> [Instruction]: Collect all the lines that mention the word "chart".

> [Supplied material]:
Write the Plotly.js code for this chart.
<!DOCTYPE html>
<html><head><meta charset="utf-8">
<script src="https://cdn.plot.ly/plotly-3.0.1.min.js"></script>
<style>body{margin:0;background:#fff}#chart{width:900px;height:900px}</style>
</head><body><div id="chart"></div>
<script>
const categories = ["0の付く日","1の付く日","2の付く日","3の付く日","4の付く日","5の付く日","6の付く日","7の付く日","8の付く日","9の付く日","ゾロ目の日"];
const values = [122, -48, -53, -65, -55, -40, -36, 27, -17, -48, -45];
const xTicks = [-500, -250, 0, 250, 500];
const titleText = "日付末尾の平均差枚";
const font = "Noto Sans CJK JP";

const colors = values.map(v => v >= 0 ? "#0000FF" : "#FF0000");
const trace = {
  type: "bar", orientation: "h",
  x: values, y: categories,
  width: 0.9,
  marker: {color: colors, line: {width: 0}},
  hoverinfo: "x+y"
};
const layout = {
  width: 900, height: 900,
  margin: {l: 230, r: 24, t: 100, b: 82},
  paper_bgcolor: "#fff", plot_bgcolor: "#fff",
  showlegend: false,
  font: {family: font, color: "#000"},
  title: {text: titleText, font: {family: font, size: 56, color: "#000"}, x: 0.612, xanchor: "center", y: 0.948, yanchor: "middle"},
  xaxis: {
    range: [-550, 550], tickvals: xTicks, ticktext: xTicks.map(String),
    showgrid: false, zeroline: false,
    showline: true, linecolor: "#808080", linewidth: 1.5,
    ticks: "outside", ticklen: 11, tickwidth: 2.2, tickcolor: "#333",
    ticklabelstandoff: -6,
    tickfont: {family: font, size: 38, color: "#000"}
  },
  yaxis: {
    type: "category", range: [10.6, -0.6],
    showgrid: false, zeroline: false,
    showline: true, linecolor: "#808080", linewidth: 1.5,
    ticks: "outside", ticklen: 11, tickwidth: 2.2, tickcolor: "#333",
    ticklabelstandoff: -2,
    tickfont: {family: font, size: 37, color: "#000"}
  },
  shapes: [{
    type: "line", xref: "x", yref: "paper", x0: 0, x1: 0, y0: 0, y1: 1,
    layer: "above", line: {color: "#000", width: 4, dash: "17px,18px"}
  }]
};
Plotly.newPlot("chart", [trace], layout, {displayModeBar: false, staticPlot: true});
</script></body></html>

--

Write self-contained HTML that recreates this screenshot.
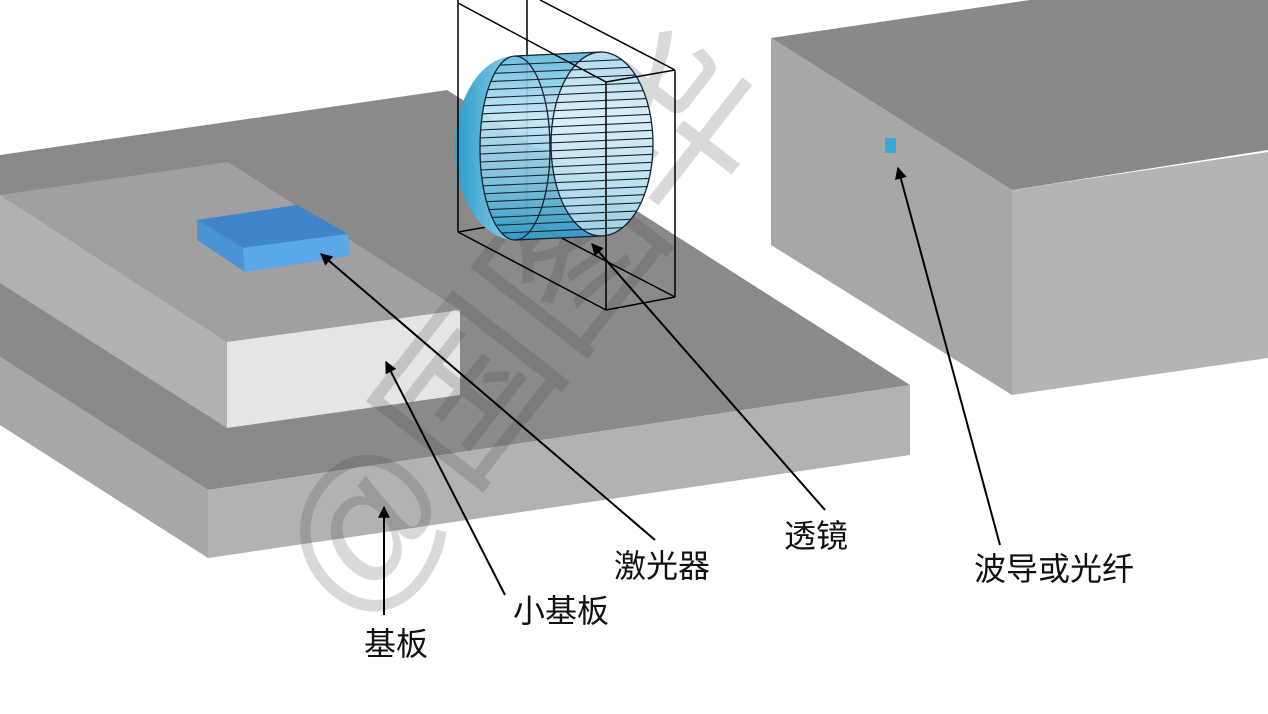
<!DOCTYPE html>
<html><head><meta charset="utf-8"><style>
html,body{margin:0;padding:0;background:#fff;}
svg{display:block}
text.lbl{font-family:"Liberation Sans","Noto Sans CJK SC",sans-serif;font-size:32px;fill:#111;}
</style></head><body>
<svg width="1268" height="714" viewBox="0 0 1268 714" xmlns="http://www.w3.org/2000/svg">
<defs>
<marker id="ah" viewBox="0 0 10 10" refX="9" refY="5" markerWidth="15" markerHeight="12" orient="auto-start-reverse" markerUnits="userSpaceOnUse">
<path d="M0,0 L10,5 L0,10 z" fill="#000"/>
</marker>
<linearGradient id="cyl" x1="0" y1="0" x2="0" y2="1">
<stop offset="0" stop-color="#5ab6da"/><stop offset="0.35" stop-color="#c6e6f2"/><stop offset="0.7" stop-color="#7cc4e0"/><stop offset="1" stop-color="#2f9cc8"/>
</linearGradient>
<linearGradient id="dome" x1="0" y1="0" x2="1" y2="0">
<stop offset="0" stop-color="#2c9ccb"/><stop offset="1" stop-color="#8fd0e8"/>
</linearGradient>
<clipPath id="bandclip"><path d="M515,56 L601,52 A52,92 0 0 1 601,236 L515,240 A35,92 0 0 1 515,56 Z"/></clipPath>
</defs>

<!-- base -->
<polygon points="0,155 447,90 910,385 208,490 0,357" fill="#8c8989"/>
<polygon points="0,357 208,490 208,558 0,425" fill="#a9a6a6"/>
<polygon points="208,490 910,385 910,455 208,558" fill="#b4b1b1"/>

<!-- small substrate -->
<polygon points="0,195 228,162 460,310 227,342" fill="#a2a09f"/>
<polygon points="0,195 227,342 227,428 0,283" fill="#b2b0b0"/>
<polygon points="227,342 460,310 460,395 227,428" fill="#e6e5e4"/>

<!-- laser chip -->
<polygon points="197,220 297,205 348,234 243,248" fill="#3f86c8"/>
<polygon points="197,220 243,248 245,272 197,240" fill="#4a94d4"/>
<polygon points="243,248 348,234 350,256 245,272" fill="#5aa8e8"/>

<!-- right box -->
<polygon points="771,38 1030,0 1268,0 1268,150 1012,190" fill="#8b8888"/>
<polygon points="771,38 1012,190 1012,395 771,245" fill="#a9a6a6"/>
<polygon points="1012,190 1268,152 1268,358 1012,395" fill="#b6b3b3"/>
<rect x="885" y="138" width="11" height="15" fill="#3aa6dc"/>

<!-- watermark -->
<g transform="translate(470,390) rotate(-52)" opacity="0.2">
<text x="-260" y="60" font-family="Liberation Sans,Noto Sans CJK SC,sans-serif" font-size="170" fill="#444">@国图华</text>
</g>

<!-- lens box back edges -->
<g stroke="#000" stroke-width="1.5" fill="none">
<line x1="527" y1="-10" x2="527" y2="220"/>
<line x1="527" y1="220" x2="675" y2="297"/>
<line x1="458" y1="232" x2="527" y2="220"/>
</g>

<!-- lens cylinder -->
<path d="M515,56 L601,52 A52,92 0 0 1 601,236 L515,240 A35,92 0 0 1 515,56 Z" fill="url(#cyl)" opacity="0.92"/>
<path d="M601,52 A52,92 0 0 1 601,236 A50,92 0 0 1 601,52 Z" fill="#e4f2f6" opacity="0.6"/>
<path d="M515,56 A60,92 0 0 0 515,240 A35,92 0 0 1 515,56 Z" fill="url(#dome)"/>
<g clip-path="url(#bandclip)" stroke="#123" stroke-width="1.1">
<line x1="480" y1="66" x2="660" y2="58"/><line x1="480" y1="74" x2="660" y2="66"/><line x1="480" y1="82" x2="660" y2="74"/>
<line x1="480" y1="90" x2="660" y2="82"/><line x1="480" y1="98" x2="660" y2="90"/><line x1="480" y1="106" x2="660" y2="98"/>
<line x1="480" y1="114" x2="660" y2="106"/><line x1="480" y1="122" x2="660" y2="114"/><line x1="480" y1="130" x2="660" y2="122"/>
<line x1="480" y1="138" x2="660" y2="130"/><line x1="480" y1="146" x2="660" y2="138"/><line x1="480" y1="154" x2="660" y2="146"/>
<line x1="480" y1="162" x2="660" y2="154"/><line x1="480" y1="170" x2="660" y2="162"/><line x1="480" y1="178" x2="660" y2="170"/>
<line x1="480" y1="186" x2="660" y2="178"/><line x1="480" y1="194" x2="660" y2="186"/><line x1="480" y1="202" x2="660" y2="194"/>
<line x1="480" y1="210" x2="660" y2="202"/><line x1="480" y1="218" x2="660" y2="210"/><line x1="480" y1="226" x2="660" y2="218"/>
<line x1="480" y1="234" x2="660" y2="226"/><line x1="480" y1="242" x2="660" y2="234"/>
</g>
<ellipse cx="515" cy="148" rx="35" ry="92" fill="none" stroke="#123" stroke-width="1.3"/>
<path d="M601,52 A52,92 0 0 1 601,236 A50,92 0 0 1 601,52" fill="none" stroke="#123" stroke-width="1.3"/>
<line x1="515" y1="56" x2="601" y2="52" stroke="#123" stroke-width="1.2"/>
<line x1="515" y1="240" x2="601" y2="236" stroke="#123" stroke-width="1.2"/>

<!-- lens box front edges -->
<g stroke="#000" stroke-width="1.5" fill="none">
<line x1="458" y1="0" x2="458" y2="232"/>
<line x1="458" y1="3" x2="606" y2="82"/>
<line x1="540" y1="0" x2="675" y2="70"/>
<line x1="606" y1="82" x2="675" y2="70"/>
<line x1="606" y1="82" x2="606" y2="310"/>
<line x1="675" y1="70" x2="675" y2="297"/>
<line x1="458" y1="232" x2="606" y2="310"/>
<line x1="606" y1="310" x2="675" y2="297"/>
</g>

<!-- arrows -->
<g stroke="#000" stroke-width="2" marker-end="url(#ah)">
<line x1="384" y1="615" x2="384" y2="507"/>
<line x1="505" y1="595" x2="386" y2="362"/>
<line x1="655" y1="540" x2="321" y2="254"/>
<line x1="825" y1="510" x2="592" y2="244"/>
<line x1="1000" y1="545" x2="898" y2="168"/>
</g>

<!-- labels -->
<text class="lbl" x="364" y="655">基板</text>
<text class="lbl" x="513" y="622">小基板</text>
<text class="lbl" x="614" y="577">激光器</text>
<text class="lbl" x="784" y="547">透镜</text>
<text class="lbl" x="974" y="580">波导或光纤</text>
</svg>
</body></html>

> [Answer for this exercise]:
Write the Plotly.js code for this chart.
<style>body{margin:0;background:#fff}#chart{width:900px;height:900px}</style>
</head><body><div id="chart"></div>
Plotly.newPlot("chart", [trace], layout, {displayModeBar: false, staticPlot: true});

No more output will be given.